Ooooops! I forgot the worst of it!
A nice lady was handing out little paper cup samples containing a melange of prime cured olives, sun-dried marinated tomatoes, and feta cheese. Had to try that one. A registered goat judge knows her feta like a NASCAR driver knows his racer.
"What is in this feta?" I asked, as a peculiar sensation developed on my tastebuds.
"Oh, that's a very special cheese," the lady purred. "It's half goat cheese and half sheep cheese."
AAAAAAAUUUUUUUGHHH! Sacrilage! Blasphemy! Armageddon Has Arrived!
A mixture of goat and sheep?
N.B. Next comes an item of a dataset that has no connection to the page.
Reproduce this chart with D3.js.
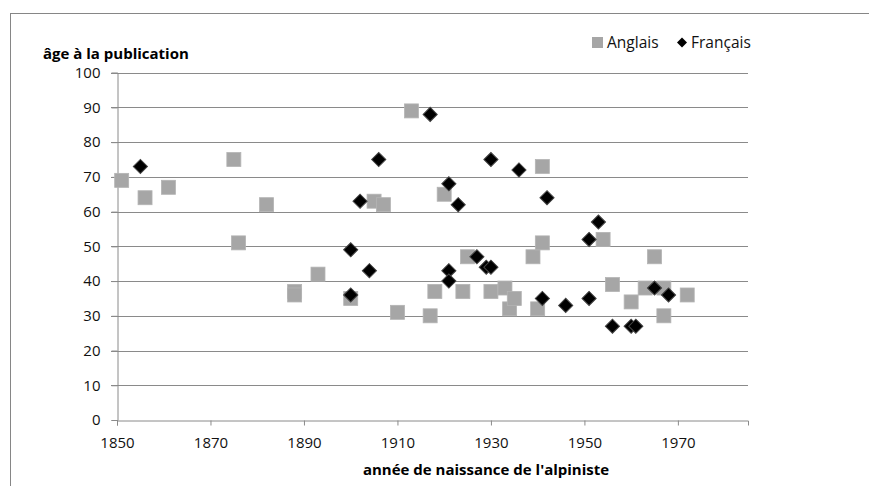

Well hell, why don't we just go get a bottle of Chardonnay and stir it into a bottle of Shiraz? Bet that'll taste swell.
Ack. I'm still tasting that cloned disaster of a cheese.
So, the million dollar question in this lengthy entry:
Did I buy anything?
Well, readers, I was there. You know how it is.
I bought eggs, a quart of Breyer's vanilla ice cream, Berry Berry Kix cereal, and Schwepps tonic water. All items needed immediately at Chateau Johnson. And, I might note, all items that I can purchase at the little grocery store within walking distance, the dear little Acme, crammed into a former Quaker meetinghouse and staffed with union labor.
Wegmans: A monument to conspicuous consumption, a symbol of American excess, the newest hangout for those rich people who got George Bush's tax breaks. By aisle 132 you have vertigo, by checkout you're pledging the flag.